Toutes ces critiques nous seront faites. Nous avons pris, cependant, le parti de consacrer notre couverture à ce livre parce que, depuis vingt ans, tous les pouvoirs (le politique, les grandes institutions, les entreprises, les Eglises, etc.) ont été, tour à tour, soumis au contrôle des médias et y ont perdu de leur sacré et de leur superbe. Seule la presse, parce qu'elle est un contre-pouvoir et l'arme principale de la transparence démocratique, ne rend de comptes à personne, sauf en justice quand elle est poursuivie. Peut-elle s'exonérer durablement d'un regard sur elle-même au nom d'une confraternité sans faille et d'une omerta corporatiste? Depuis quelques années, Le Monde, lui-même, distribue, au nom de sa «morale», bonnes et mauvaises notes aux uns et aux autres: ainsi a-t-il dressé une liste des médias intouchables et des parias. Qu'il soit à son tour mis à nu est, donc, normal au regard même de ce qu'il préconise pour les autres. Bien des journaux ont, par ailleurs, fait l'objet de livres sans complaisance: au premier rang d'entre eux, L'Express, dont l'histoire à la fois brillante et agitée a inspiré nombre d'enquêtes. Le Monde, lui aussi, a été, dans le passé, ausculté, mais ces travaux-là ont été conduits il y a fort longtemps. Enfin et surtout, Le Monde a subi une véritable métamorphose. Ses dirigeants la revendiquent. Ses lecteurs l'apprécient ou la subissent. Mais cette mutation est de plus en plus discutée. En faire le bilan est légitime parce que Le Monde, depuis sa création, il y a plus d'un demi-siècle, joue un rôle singulier dans la vie publique française. Ce n'est pas simplement un organe de presse, c'est une institution qui participe au débat public et pèse sur lui. A ce titre, il ne s'appartient pas. C'est un médiateur-formateur des élites et de l'opinion. Plus que tout autre, il fait la leçon. Plus que tout autre, il entend être suivi. Il professe autant qu'il informe.

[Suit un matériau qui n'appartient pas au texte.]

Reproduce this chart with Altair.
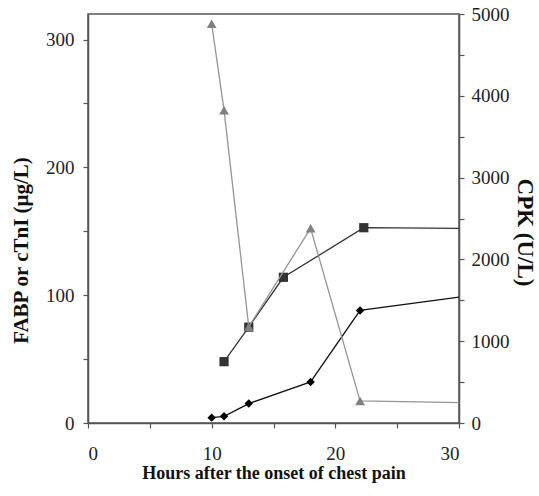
import altair as alt
import pandas as pd

# FABP (diamonds, left axis)
fabp_hours = [10, 11, 13, 18, 22, 30]
fabp_vals = [4.2, 5.2, 15.2, 32.1, 88.1, 98.5]
# cTnI (squares, left axis)
ctni_hours = [11, 13, 15.8, 22.3, 30]
ctni_vals = [48, 75, 114, 152.8, 152.2]
# CPK (triangles, right axis)
cpk_hours = [10, 11, 13, 18, 22, 30]
cpk_vals = [4880, 3824, 1176, 2380, 270, 250]

x_ticks = [0, 5, 10, 15, 20, 25, 30]
left_ticks = [0, 50, 100, 150, 200, 250, 300]
right_ticks = [0, 500, 1000, 1500, 2000, 2500, 3000, 3500, 4000, 4500, 5000]

fabp = pd.DataFrame({"hours": fabp_hours, "value": fabp_vals})
ctni = pd.DataFrame({"hours": ctni_hours, "value": ctni_vals})
cpk = pd.DataFrame({"hours": cpk_hours, "value": cpk_vals})

SERIF = "Liberation Serif, Times New Roman, serif"

common_axis = dict(
    labelFont=SERIF,
    labelFontSize=19,
    labelColor="#222222",
    titleFont=SERIF,
    titleFontWeight="bold",
    titleColor="#111111",
    tickSize=5,
)

x_enc = alt.X(
    "hours:Q",
    scale=alt.Scale(domain=[0, 30], nice=False),
    axis=alt.Axis(
        values=x_ticks,
        labelExpr="datum.value % 10 === 0 ? datum.label : ''",
        title="Hours after the onset of chest pain",
        labelPadding=16,
        titlePadding=1,
        titleFontSize=18,
        **common_axis,
    ),
)

left_y = alt.Y(
    "value:Q",
    scale=alt.Scale(domain=[0, 320], nice=False),
    axis=alt.Axis(
        values=left_ticks,
        format="d",
        labelExpr="datum.value % 100 === 0 ? datum.label : ''",
        title="FABP or cTnI (μg/L)",
        orient="left",
        labelPadding=9,
        titlePadding=14,
        titleFontSize=21,
        titleY=236,
        **common_axis,
    ),
)

right_y = alt.Y(
    "value:Q",
    scale=alt.Scale(domain=[0, 5000], nice=False),
    axis=alt.Axis(
        values=right_ticks,
        format="d",
        labelExpr="datum.value % 1000 === 0 ? datum.label : ''",
        title="CPK (U/L)",
        orient="right",
        labelPadding=7,
        titlePadding=3,
        titleFontSize=23,
        titleY=218,
        **common_axis,
    ),
)

marker_filter = "datum.hours < 30"

fabp_line = alt.Chart(fabp).mark_line(color="#111111", strokeWidth=1.3).encode(x=x_enc, y=left_y)
fabp_pts = alt.Chart(fabp).transform_filter(marker_filter).mark_point(
    shape="diamond", filled=True, color="#000000", size=72, opacity=1
).encode(x=x_enc, y=left_y)

ctni_line = alt.Chart(ctni).mark_line(color="#333333", strokeWidth=1.3).encode(x=x_enc, y=left_y)
ctni_pts = alt.Chart(ctni).transform_filter(marker_filter).mark_point(
    shape="square", filled=True, color="#333333", size=85, opacity=1
).encode(x=x_enc, y=left_y)

cpk_line = alt.Chart(cpk).mark_line(color="#959595", strokeWidth=1.3).encode(x=x_enc, y=right_y)
cpk_pts = alt.Chart(cpk).transform_filter(marker_filter).mark_point(
    shape="triangle-up", filled=True, color="#808080", size=95, opacity=1
).encode(x=x_enc, y=right_y)

left = alt.layer(fabp_line, fabp_pts, ctni_line, ctni_pts)
right = alt.layer(cpk_line, cpk_pts)

chart = (
    alt.layer(left, right)
    .resolve_scale(y="independent")
    .properties(
        width=371,
        height=409,
        autosize=alt.AutoSizeParams(type="none"),
        padding={"left": 88, "top": 14, "right": 80, "bottom": 73},
        background="white",
    )
    .configure_view(stroke="#555555", strokeWidth=1.5)
    .configure_axis(
        grid=False,
        domainColor="#555555",
        domainWidth=1.5,
        tickColor="#555555",
        tickWidth=1.2,
    )
)

chart.save("out.html", embed_options={"renderer": "svg", "actions": False})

L'information est, désormais, une donnée essentielle de nos sociétés. La crédibilité du journal qui sert de référence est donc un élément capital de la vie démocratique. C'est elle qui est en question, aujourd'hui. C'est elle que les acteurs de la vie politique, économique, sociale, culturelle et intellectuelle critiquent de plus en plus souvent, mais anonymement, par crainte des représailles. Et pour cause! Jean-Marie Colombani aurait dit à propos de ce livre événement de Pierre Péan et Philippe Cohen: «Il faudra choisir son camp. On sera pour ou contre. Je n'admettrai pas qu'on soit neutre.» Il ne s'agit pas d'être pour ou contre Le Monde, qui fut si longtemps l'honneur de la presse française. Il s'agit, en revenant simplement au journalisme, de dire ce qu'est Le Monde, à présent. Après l'examen des faits, chacun se forgera un point de vue.